In a recently published paper, I found that when people work in groups with others who share their initials, those groups perform better than groups whose members’ initials are all different. (Perhaps we can say that the paper itself is also a testament to the name-letter effect: the study was a collaboration among myself, Monique Pollmann
of Tilburg University, and Andrew Poehlman
of Southern Methodist University.)
In our study, we first looked at undergraduates assigned to four-person teams for a group project in a course on organizational behavior. Based on surveys the group members completed, we found that the higher the proportion of group members who shared initials, the higher groups scored on measures of performance, collective efficacy (members’ perceptions of how successful the group was at collaborating), and adaptive conflict (members’ ability to get along and resolve conflict if it arose).
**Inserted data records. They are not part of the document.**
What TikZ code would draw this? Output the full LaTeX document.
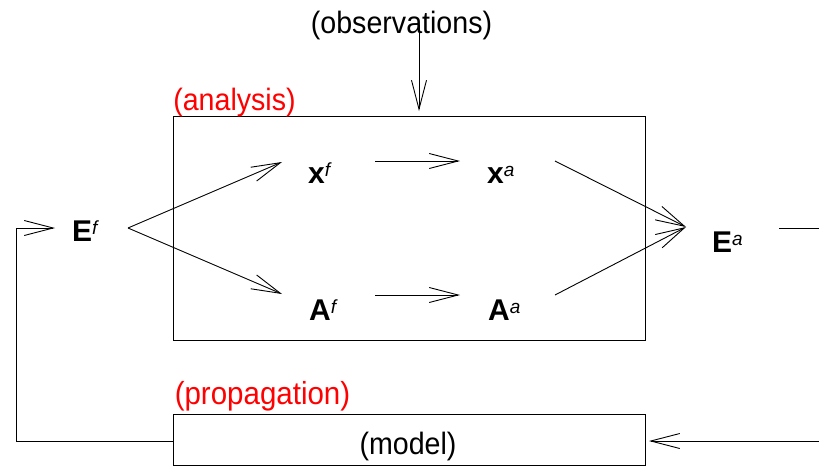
\documentclass[tikz,border=0pt]{standalone}
\usepackage{fontspec}
\setmainfont{Liberation Sans}
\usetikzlibrary{arrows.meta}
\definecolor{lblred}{RGB}{255,0,0}
\newcommand\mysup[1]{\raisebox{7pt}{\fontsize{19}{19}\selectfont\mdseries\itshape #1}}
\newcommand\tallt[1]{\scalebox{1}[1.08]{#1}}
\begin{document}
\begin{tikzpicture}[x=1pt,y=-1pt,
  lbl/.style={inner sep=0pt, anchor=base, font=\fontsize{28.6}{33}\selectfont},
  redlbl/.style={lbl, text=lblred},
  sym/.style={inner sep=0pt, anchor=base west, font=\fontsize{30}{36}\selectfont\bfseries},
  conn/.style={line width=0.9pt},
  arr/.style={conn, -{Straight Barb[length=29pt,width=15pt,line width=0.9pt]}},
  boxed/.style={draw, line width=0.9pt, inner sep=0pt}]
\useasboundingbox (0,0) rectangle (819,466);

% boxes
\node[boxed, minimum width=472pt, minimum height=224pt] (anbox) at (409,228) {};
\node[boxed, minimum width=472pt, minimum height=51pt] (modbox) at (409,439.5) {};

% labels
\node[lbl] (obs) at (401.5,33) {\tallt{(observations)}};
\node[redlbl] (anlbl) at (234.5,110) {\tallt{(analysis)}};
\node[redlbl, font=\fontsize{29.5}{34}\selectfont] (prlbl) at (262.5,404) {\tallt{(propagation)}};
\node[lbl] (model) at (408,454) {\tallt{(model)}};

% symbols
\node[sym] (Ef) at (72,241) {E\mysup{f}};
\node[sym] (xf) at (308,183) {x\mysup{f}};
\node[sym] (xa) at (487,183) {x\mysup{a}};
\node[sym] (Af) at (309,320) {A\mysup{f}};
\node[sym] (Aa) at (488,320) {A\mysup{a}};
\node[sym] (Ea) at (712,252) {E\mysup{a}};

% connector end points
\coordinate (obsS) at (419,25);
\coordinate (obsT) at (419,111);
\coordinate (efO) at (128,228);
\coordinate (xfT) at (282,162);
\coordinate (afT) at (282,294);
\coordinate (xfO) at (375,161);
\coordinate (xaT) at (460,161);
\coordinate (afO) at (375,295);
\coordinate (aaT) at (460,295);
\coordinate (xaO) at (555,161);
\coordinate (aaO) at (555,295);
\coordinate (eaT) at (686,227);
\coordinate (eaO) at (779,228);
\coordinate (eaE) at (819,228);
\coordinate (rIn) at (819,441);
\coordinate (modT) at (649,441);
\coordinate (lc1) at (16,441);
\coordinate (lc2) at (16,228);
\coordinate (efT) at (55,228);

% connectors
\draw[arr] (obsS) -- (obsT);
\draw[arr] (efO) -- (xfT);
\draw[arr] (efO) -- (afT);
\draw[arr] (xfO) -- (xaT);
\draw[arr] (afO) -- (aaT);
\draw[arr] (xaO) -- (eaT);
\draw[arr] (aaO) -- (eaT);
\draw[conn] (eaO) -- (eaE);
\draw[arr] (rIn) -- (modT);
\draw[arr] (modbox.west |- lc1) -- (lc1) -- (lc2) -- (efT);
\end{tikzpicture}
\end{document}
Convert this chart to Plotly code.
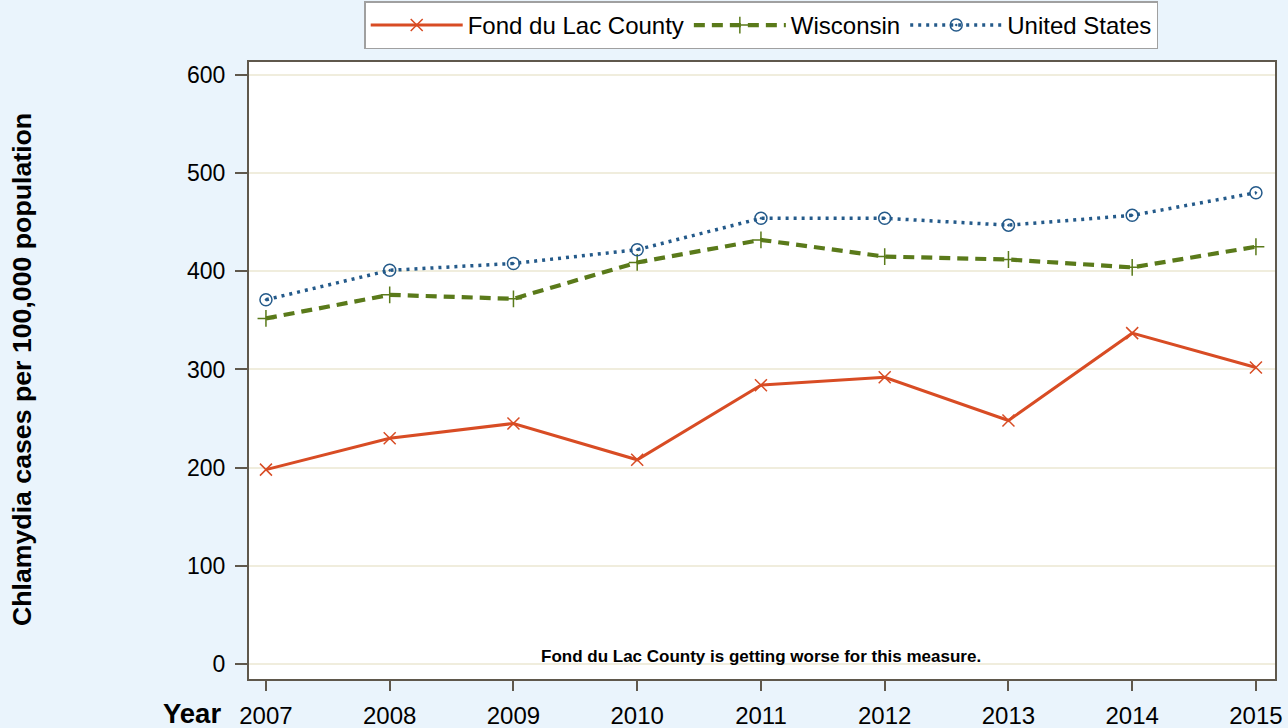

In the second study, instead of studying randomly formed groups, we intentionally designed the groups so that half the teams would have exactly two members who shared a first initial (out of a total of 4 to 6 students on the team). For the other half of the groups, all team members had different first initials. We assigned each group to complete a “murder mystery” exercise in which members of the group are given different information and they must piece together their clues to identify the culprit. A full 70 percent of the teams whose members shared an initial—but only 41 percent of groups whose members did not—correctly solved the mystery. The results confirm the potent influence that sharing initials among members can have on group outcomes.
As intriguing as this finding is, we believe more research on the name-letter effect is warranted, including investigating how this effect operates. We also feel it’s important for managers to be aware of the name-letter effect on group dynamics. Of course, it is not always possible to arrange for people with similar names to work together, but in cases where it is possible, or where there is some degree of randomness in how the teams are formed, then we think managers would be wise to place employees who share initials on teams together.